自動車内装部材に含まれる有機リン系難燃剤の分布特性

講演予稿
鈴木 まゆみ; 戸舘 侑孝; 小瀬 知洋; 梶原 夏子; 鈴木 剛; 滝上 英孝; 酒井 伸一; 川田 邦明 (2014) 第25回廃棄物資源循環学会研究発表会講演論文集2014, pp. 145-146

1.はじめに

 自動車の座席等の内装部材には燃えにくい材料の使用が道路運送車両法で規定されており、内装部材には難燃剤が添加されていると考えられる。実際に我々のグループが実施した調査で、一部内装部材においてポリ臭素化ジフェニルエーテル類(PBDEs)のうちDecaBDE製剤、PentaBDE製剤およびヘキサブロモシクロドデカン(HBCD)製剤の使用が確認された。POPs条約対象の臭素化難燃剤(BFRs)であるPBDEs、HBCDsの使用廃止に伴い、有機リン系難燃剤(PFRs)による代替も予想されるが、一部のPFRsが車内ダストに含まれることが報告されているものの、その自動車内装部材における使用実態や、内装部材のうち主にシートウレタンに使用される含ハロゲン縮合リン酸エステル類の使用実態も明らかではない。
 また2002年7月に「使用済み自動車の再資源化等に関する法律」が制定され、エアバック、フロン、自動車シュレッダーダスト(ASR)を中心に使用済み自動車(ELV)のリサイクルが積極的に推進されてきた。
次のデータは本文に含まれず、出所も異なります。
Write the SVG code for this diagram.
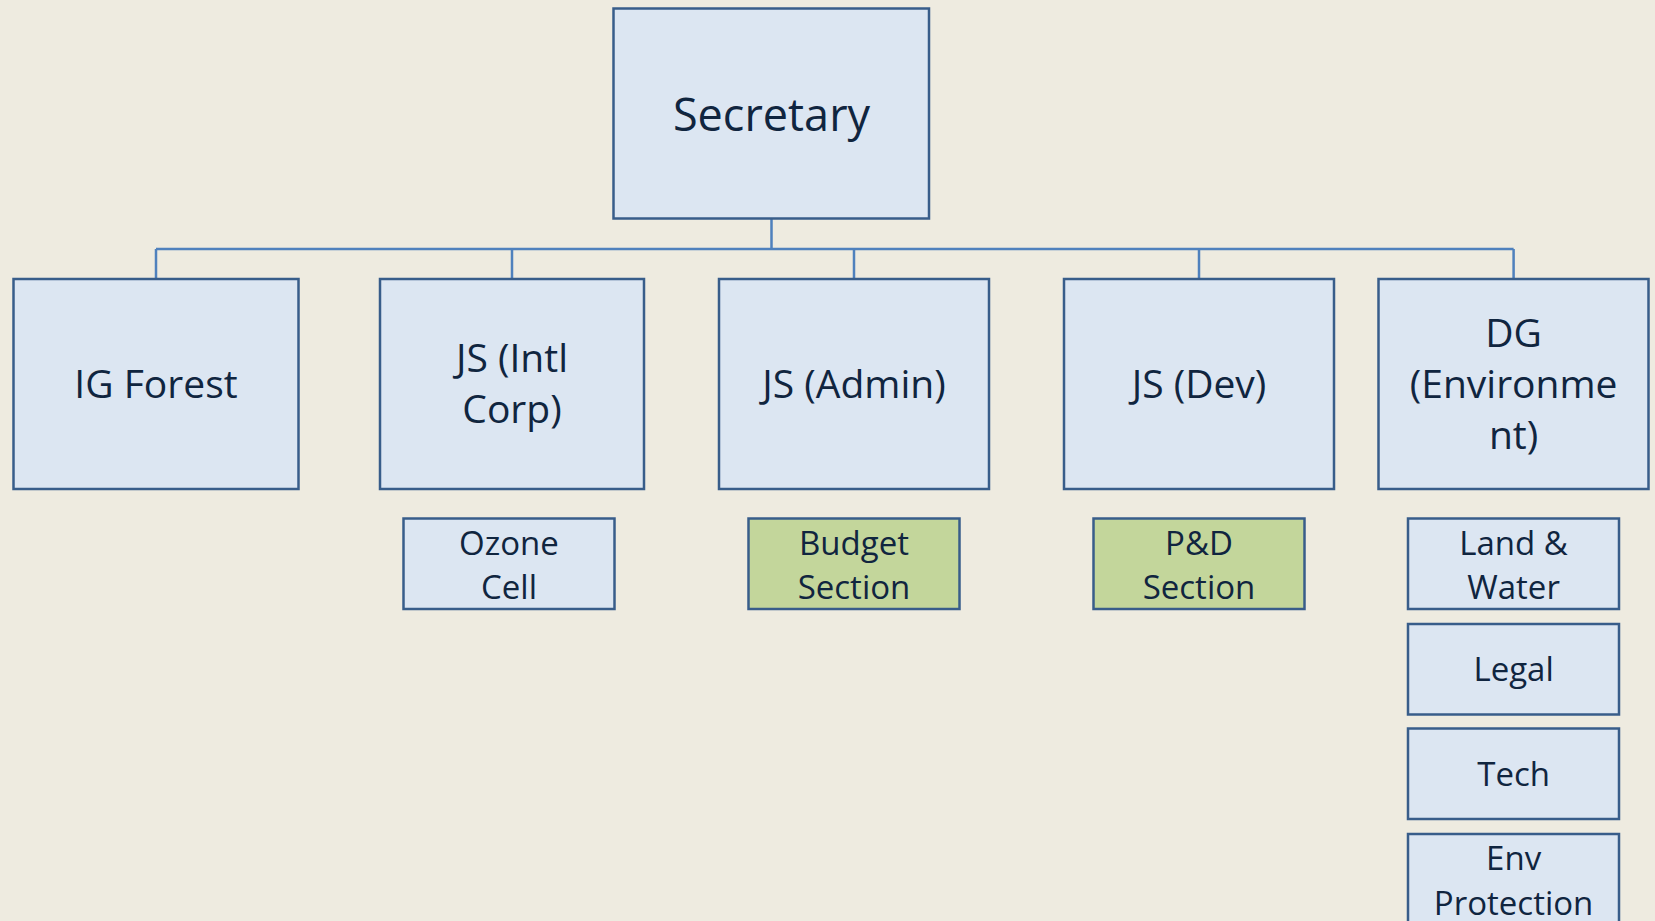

その結果、主に埋立処分されていたASRのリサイクル率が大きく向上し、2012年度にはELV全体におけるリサイクル率は99 wt.%に達している。一方でこれらASRリサイクルの一部用途で布地やウレタン破砕物を圧縮成形した内装用防音防振材への再生利用が行われているが、これに伴う再生製品への難燃剤の移行実態も明らかではない。
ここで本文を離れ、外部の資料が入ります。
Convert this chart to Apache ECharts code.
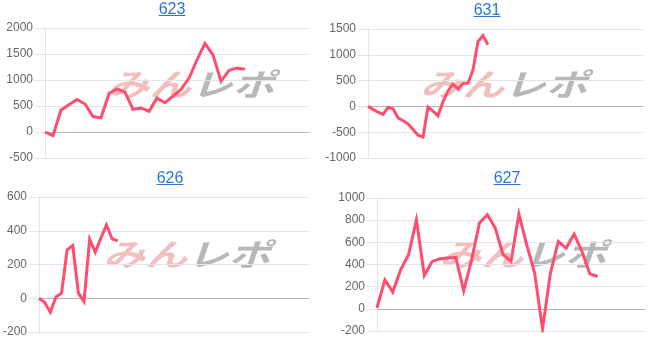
<!DOCTYPE html>
<html><head><meta charset="utf-8">
<script src="https://cdn.jsdelivr.net/npm/echarts@6/dist/echarts.min.js"></script>
<style>
html,body{margin:0;padding:0;background:#fff;}
#c{width:653px;height:339px;}
</style></head><body>
<div id="c"></div>
<script>
// ---- data ----
const titles = ['623', '631', '626', '627'];
const catCount623 = 34, catCount631 = 56, catCount626 = 49, catCount627 = 35;
const cats623 = Array.from({length: catCount623}, (_, i) => String(i + 1));
const cats631 = Array.from({length: catCount631}, (_, i) => String(i + 1));
const cats626 = Array.from({length: catCount626}, (_, i) => String(i + 1));
const cats627 = Array.from({length: catCount627}, (_, i) => String(i + 1));
const vals623 = [0, -70, 424, 525, 627, 538, 297, 272, 740, 829, 766, 437, 462, 399, 652, 563, 690, 816, 1038, 1386, 1703, 1481, 975, 1184, 1228, 1209];
const vals631 = [0, -58, -110, -156, -19, -45, -221, -279, -338, -448, -558, -591, -13, -91, -182, 91, 299, 435, 338, 448, 448, 708, 1260, 1370, 1195];
const vals626 = [0, -24, -83, 8, 30, 287, 312, 30, -20, 350, 273, 356, 435, 352, 340];
const vals627 = [10, 262, 151, 352, 488, 804, 301, 428, 452, 458, 464, 163, 443, 774, 849, 729, 488, 428, 855, 578, 322, -181, 322, 608, 548, 675, 518, 316, 292];
const yTicks623 = {min: -500, max: 2000, interval: 500};
const yTicks631 = {min: -1000, max: 1500, interval: 500};
const yTicks626 = {min: -200, max: 600, interval: 200};
const yTicks627 = {min: -200, max: 1000, interval: 200};

// ---- layout ----
const grids = [
  {left: 45, top: 28, width: 264, height: 130},
  {left: 368, top: 29, width: 275, height: 129},
  {left: 37, top: 197, width: 272, height: 135},
  {left: 377, top: 198, width: 268, height: 133}
];
const titlePos = [[172, 10], [487, 11], [170, 179], [507, 179]];
const markPos = [[191, 84], [504, 84], [187, 254], [523, 254]];
const cats = [cats623, cats631, cats626, cats627];
const vals = [vals623, vals631, vals626, vals627];
const yt = [yTicks623, yTicks631, yTicks626, yTicks627];

const LINE = '#ff4d6d', GRID = '#e4e4e4', ZERO = '#b4b4b4', LABEL = '#666';
const FONT = '"Liberation Sans", Arial, sans-serif';

const xAxis = cats.map((c, i) => ({
  type: 'category', gridIndex: i, data: c, boundaryGap: false,
  axisLine: {show: true, onZero: true, lineStyle: {color: ZERO, width: 1}},
  axisTick: {show: false}, axisLabel: {show: false}, splitLine: {show: false}
}));
const yAxis = yt.map((t, i) => ({
  type: 'value', gridIndex: i, min: t.min, max: t.max, interval: t.interval,
  axisLine: {show: true, lineStyle: {color: GRID}},
  axisTick: {show: true, length: 10, lineStyle: {color: GRID}},
  axisLabel: {color: LABEL, fontSize: 12, fontFamily: FONT, margin: 12, formatter: v => String(v)},
  splitLine: {show: true, lineStyle: {color: GRID, width: 1}}
}));
const series = vals.map((v, i) => ({
  type: 'line', xAxisIndex: i, yAxisIndex: i, data: v, showSymbol: false, symbol: 'none',
  lineStyle: {color: LINE, width: 3, join: 'miter'}, itemStyle: {color: LINE}, z: 5, silent: true
}));

const graphic = [];
titles.forEach((t, i) => {
  const [x, y] = titlePos[i];
  graphic.push({type: 'text', x: x, y: y, z: 10, style: {
    text: t, fill: '#2a76d2', font: '16px ' + FONT,
    align: 'center', verticalAlign: 'middle', textAlign: 'center', textVerticalAlign: 'middle'}});
  graphic.push({type: 'line', z: 10, shape: {x1: x - 13.5, y1: y + 5.5, x2: x + 13.5, y2: y + 5.5},
    style: {stroke: '#2a76d2', lineWidth: 1}});
  const [mx, my] = markPos[i];
  graphic.push({type: 'text', x: mx, y: my, z: -1, scaleX: 1.35, scaleY: 1, style: {
    text: '{a|みん}{b|レポ}',
    align: 'center', verticalAlign: 'middle', textAlign: 'center', textVerticalAlign: 'middle',
    rich: {
      a: {fill: 'rgba(226,110,110,0.45)', fontStyle: 'italic', fontWeight: 'bold', fontSize: 31, fontFamily: '"Noto Sans CJK JP"'},
      b: {fill: '#b8b8b8', fontStyle: 'italic', fontWeight: 'bold', fontSize: 31, fontFamily: '"Noto Sans CJK JP"'}
    }}});
});

const chart = echarts.init(document.getElementById('c'), null, {renderer: 'canvas'});
chart.setOption({
  animation: false,
  backgroundColor: '#fff',
  grid: grids,
  xAxis: xAxis,
  yAxis: yAxis,
  series: series,
  graphic: graphic
});
</script>
</body></html>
 以上のことから本研究では、自動車内装部材中における含ハロゲン縮合リン酸エステル類を含むPFRsの使用実態を明らかにし、ASRリサイクルによる製品への移行を調査するために、乗用部分に面する内装部材を採取し、PFRsの使用実態に関する調査を行った。加えてASR再生原料を素材とする部材中のPFRsについても調査を行った。